Jacques Derrida and Richard Rorty are two of the most famous living philosophers. The current influence of Deconstruction and Pragmatism, two major intellectual traditions, would be unthinkable without their work. This ground-breaking book brings these two thinkers together in a critical confrontation between these two traditions.
Derridean deconstruction and Rortian pragmatism are both accused by their enemies of undermining our ideas of truth and reason, but do their ideas lead to intellectual and political chaos? Both are committed to the democratic project but they reject the necessary link between universalism, rationalism and modern democracy and seek to clarify what is at stake intellectually and politically. Two other distinguished theorists, Simon Critchley and Ernesto Laclau, provide a critical context for their debate and bring out the importance of the convergences and differences between the two.
Anyone wishing to understand the philosophical and political standpoints of Rorty and Derrida should read this book.
Deconstruction and pragmatism constitute two of the major intellectual influences on the contemporary theoretical scene; influences personified in the work of Jacques Derrida and Richard Rorty.
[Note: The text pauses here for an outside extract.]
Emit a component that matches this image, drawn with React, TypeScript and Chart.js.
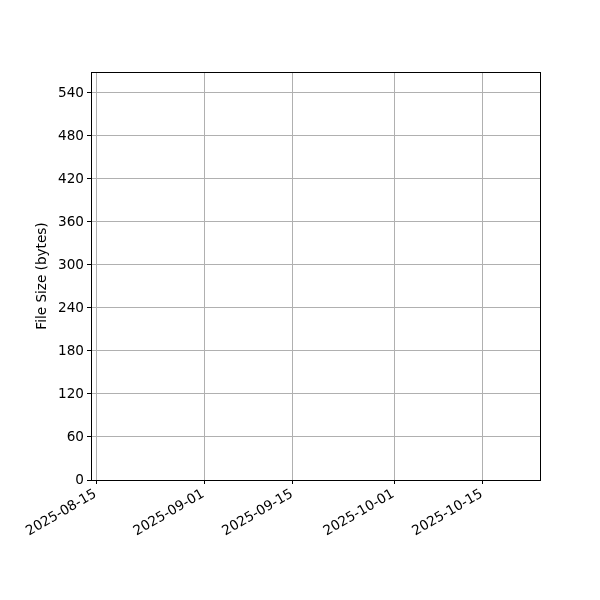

Both Rortian pragmatism, which draws the consequences of post-war developments in Anglo-American philosophy, and Derridian deconstruction, which extends and troubles the phonomenological and Heideggerian influence on the Continental tradition, have hitherto generally been viewed as mutually exclusive philosophical language games.
The purpose of this volume is to bring deconstruction and pragmatism into critical confrontation with one another through staging a debate between Derrida and Rorty, itself based on discussions that took place at the College International de Philosophie in Paris in 1993. The ground for this debate is layed out in introductory papers by Simon Critchley and Ernesto Laclau, and the remainder of the volume records Derrida's and Rorty's responses to each other's work. Chantal Mouffe gives an overview of the stakes of this debate in a helpful preface.